Being fashionable isn’t about following trends slavishly or being able to recognise a certain designer’s handiwork from seventeen paces. It’s about tapping into a mood and mode of dressing that prevails at any one time. And Kate Middleton doesn’t do that; she doesn’t dress like a real person.

That’s precisely the point, of course, because she isn’t one. Kate Middleton’s wardrobe speaks of a highly specific sort of ‘First Lady Dressing’, one rooted in an age where women matched their gloves to their pocketbooks and always wore hats. Admittedly, it was a far more glamorous age. But it’s the Queen’s era, not that of a 32-year-old woman in 2014.

It’s Princess Margaret in a hat that looks like a sleeping cockatoo. It’s Jackie O’s pillbox and skirt suits. It’s almost Thatcher – and it already felt retro when she did it in the 70s. It’s so formal and self-consciously ‘ladylike’ that it’s practically an air hostess. Or rather, it’s what air hostesses are modelled on. And it’s what normal people only wear to weddings.

Kate Middleton’s wardrobe, while sourced from some of the finest designer labels in the world, strays into that sketchy category known as ‘occasionwear’. This phrase is normally only applied with reference to mothers of the bride and sold out of boutiques in well-to-do market towns with names like ‘Suzanna’ or ‘Felicity’.
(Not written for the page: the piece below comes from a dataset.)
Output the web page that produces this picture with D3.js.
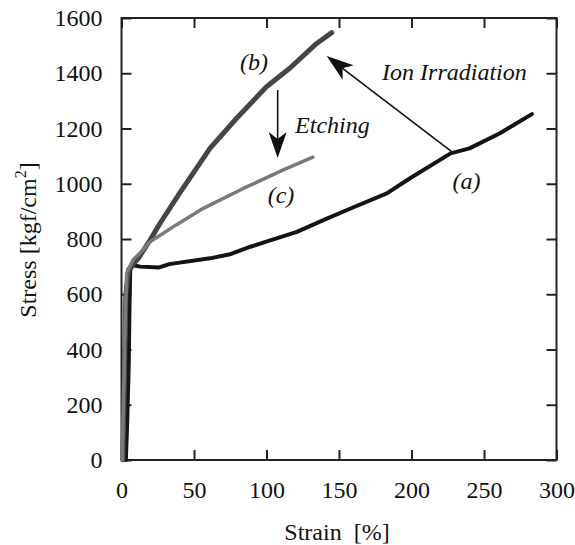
<!DOCTYPE html>
<html><head><meta charset="utf-8">
<script src="https://cdn.jsdelivr.net/npm/d3@7"></script>
</head>
<body style="margin:0">
<script>
// ---- data ----
const strainA = [3, 4, 5, 5.5, 6, 8, 13, 26, 33, 61, 75, 89, 102, 121, 140, 160, 183, 199, 227, 240, 261, 283];
const stressA = [0, 150, 350, 550, 690, 705, 700, 697, 709, 730, 745, 772, 794, 826, 870, 915, 965, 1020, 1110, 1128, 1183, 1252];
const strainB = [1, 2, 3, 5, 11.6, 19.7, 26.6, 40, 54, 61, 79.4, 100, 116, 134.6, 145];
const stressB = [0, 300, 600, 690, 730, 796, 857, 965, 1074, 1128, 1237, 1351, 1418, 1508, 1547];
const strainC = [0.5, 1.5, 2.5, 3.6, 8, 12.8, 19.7, 38, 56.4, 84, 111.6, 132];
const stressC = [0, 250, 500, 676, 725, 749, 790, 852, 911, 983, 1050, 1096];
const xTicks = [0, 50, 100, 150, 200, 250, 300];
const yTicks = [0, 200, 400, 600, 800, 1000, 1200, 1400, 1600];
const seriesNames = ["(a)", "(b)", "(c)"];
// annotation anchors in data units
const labelPos = [[238, 981], [91.4, 1412], [110, 930]];
const etchArrow = [[107.7, 1339], [107.7, 1093]];
const ionArrow = [[227.7, 1116], [141.5, 1462]];
const etchLabel = [119.7, 1184];
const ionLabel = [179.7, 1375];

const W = 575, H = 545;
const M = {left: 121.5, right: 556.5, top: 18, bottom: 460};
const FONT = "Liberation Serif";
const FS = 24;

const svg = d3.select("body").append("svg").attr("width", W).attr("height", H)
  .style("display", "block");
const x = d3.scaleLinear().domain([0, 300]).range([M.left, M.right]);
const y = d3.scaleLinear().domain([0, 1600]).range([M.bottom, M.top]);
const fmt = d3.format("d");

function setFont(s, italic) {
  return s.style("font-family", `"${FONT}"`).style("font-size", FS + "px")
    .style("font-style", italic ? "italic" : "normal").attr("fill", "#111");
}

function styleAxis(g, hideText) {
  g.attr("font-family", null).attr("font-size", null);
  g.selectAll(".domain").remove();
  g.selectAll(".tick line").attr("stroke", "#222").attr("stroke-width", 2);
  g.selectAll(".tick text").call(s => setFont(s, false));
  if (hideText) g.selectAll(".tick text").remove();
}

svg.append("g").attr("transform", `translate(0,${M.bottom})`)
  .call(d3.axisBottom(x).tickValues(xTicks).tickFormat(fmt).tickSizeInner(-10).tickSizeOuter(0).tickPadding(21))
  .call(g => styleAxis(g, false));
svg.append("g").attr("transform", `translate(0,${M.top})`)
  .call(d3.axisTop(x).tickValues(xTicks).tickSizeInner(-10).tickSizeOuter(0))
  .call(g => styleAxis(g, true));
svg.append("g").attr("transform", `translate(${M.left},0)`)
  .call(d3.axisLeft(y).tickValues(yTicks).tickFormat(fmt).tickSizeInner(-10).tickSizeOuter(0).tickPadding(19))
  .call(g => styleAxis(g, false));
svg.append("g").attr("transform", `translate(${M.right},0)`)
  .call(d3.axisRight(y).tickValues(yTicks).tickSizeInner(-10).tickSizeOuter(0))
  .call(g => styleAxis(g, true));

svg.append("rect").attr("x", M.left).attr("y", M.top)
  .attr("width", M.right - M.left).attr("height", M.bottom - M.top)
  .attr("fill", "none").attr("stroke", "#222").attr("stroke-width", 2);

// curves
const line = d3.line().x(d => x(d[0])).y(d => y(d[1]));
const series = [
  {pts: d3.zip(strainA, stressA), color: "#141414", w: 4},
  {pts: d3.zip(strainB, stressB), color: "#454545", w: 5},
  {pts: d3.zip(strainC, stressC), color: "#7a7a7a", w: 3.5}
];
svg.append("g").selectAll("path").data(series).join("path")
  .attr("d", d => line(d.pts)).attr("fill", "none")
  .attr("stroke", d => d.color).attr("stroke-width", d => d.w)
  .attr("stroke-linejoin", "round").attr("stroke-linecap", "round");

// series labels
svg.selectAll("text.lbl").data(seriesNames).join("text").attr("class", "lbl")
  .attr("x", (d, i) => x(labelPos[i][0])).attr("y", (d, i) => y(labelPos[i][1]))
  .attr("text-anchor", "middle").call(s => setFont(s, true)).text(d => d);

// arrows
function arrow(p0, p1, len, half, notch, sw) {
  const x0 = x(p0[0]), y0 = y(p0[1]), x1 = x(p1[0]), y1 = y(p1[1]);
  const dx = x1 - x0, dy = y1 - y0, L = Math.hypot(dx, dy);
  const ux = dx / L, uy = dy / L, nx = -uy, ny = ux;
  const bx = x1 - ux * len, by = y1 - uy * len;
  const mx = x1 - ux * (len - notch), my = y1 - uy * (len - notch);
  svg.append("line").attr("x1", x0).attr("y1", y0).attr("x2", mx).attr("y2", my)
    .attr("stroke", "#111").attr("stroke-width", sw);
  svg.append("path").attr("d",
    `M${x1},${y1}L${bx + nx * half},${by + ny * half}L${mx},${my}L${bx - nx * half},${by - ny * half}Z`)
    .attr("fill", "#111");
}
arrow(etchArrow[0], etchArrow[1], 26, 9, 7, 1.6);
arrow(ionArrow[0], ionArrow[1], 27, 9, 7, 1.6);

svg.append("text").attr("x", x(etchLabel[0])).attr("y", y(etchLabel[1]))
  .call(s => setFont(s, true)).text("Etching");
svg.append("text").attr("x", x(ionLabel[0])).attr("y", y(ionLabel[1]))
  .call(s => setFont(s, true)).text("Ion Irradiation");

// axis titles
svg.append("text").attr("x", 337).attr("y", 540).attr("text-anchor", "middle")
  .call(s => setFont(s, false)).text("Strain\u00a0\u00a0[%]");
const yl = svg.append("text").attr("transform", "translate(36,240) rotate(-90)")
  .attr("text-anchor", "middle").call(s => setFont(s, false));
yl.append("tspan").text("Stress [kgf/cm");
yl.append("tspan").style("font-size", "16px").attr("dy", -10).text("2");
yl.append("tspan").attr("dy", 10).text("]");
</script>
</body></html>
It’s a heavily stylised and nostalgic look that forms the cornerstone even now of your average wedding dress code. Which is odd in itself, because it proves a certain truism: that to feel and look smart, we subconsciously turn to the styles of yesteryear because our own wardrobes have slouched so far from those starchy buttoned-up days. Kate Middleton, adopting that truism as her entire wardrobe ethic, looks like the woman in the Shopping with Mother Ladybird books – and she was dressed like our parents’ parents.

It’s pointless to debate whether the Duchess of Cambridge should or should not be following trends or dressing her age. There’s no moral imperative to do either, and it’s arguably a waste of breath. But it’s of some socio-political interest that she (or her team, at least) chooses to set herself apart from her future subjects by dressing in a way that feels so alien from our own quotidian. It’s like she’s dressing to sit for an official portrait every day - which isn’t that far off the mark, given she’s one of the world’s most photographed women.

Royals have always done it: Louis XIV had a pair of red soled shoes long before Christian Louboutin was a twinkle in anyone’s eye; Elizabeth I decreed that no-one’s ruff should be bigger than hers; Roman emperors forbade the wearing of purple by anyone not of the imperial household.

In modern terms, it’s appearance politics of the Lady Gaga school. The mask doesn’t slip. We’re unlikely ever to see Kate Middleton looking tired in a pair of jogging bottoms, even as our own day-to-day code veers ever more toward the casual.

Monty Python’s medieval peasants knew who the king was ‘because he hasn't got shit all over him’. We will know Queen Catherine because she'll be the only person still wearing a coat-dress and matching hat.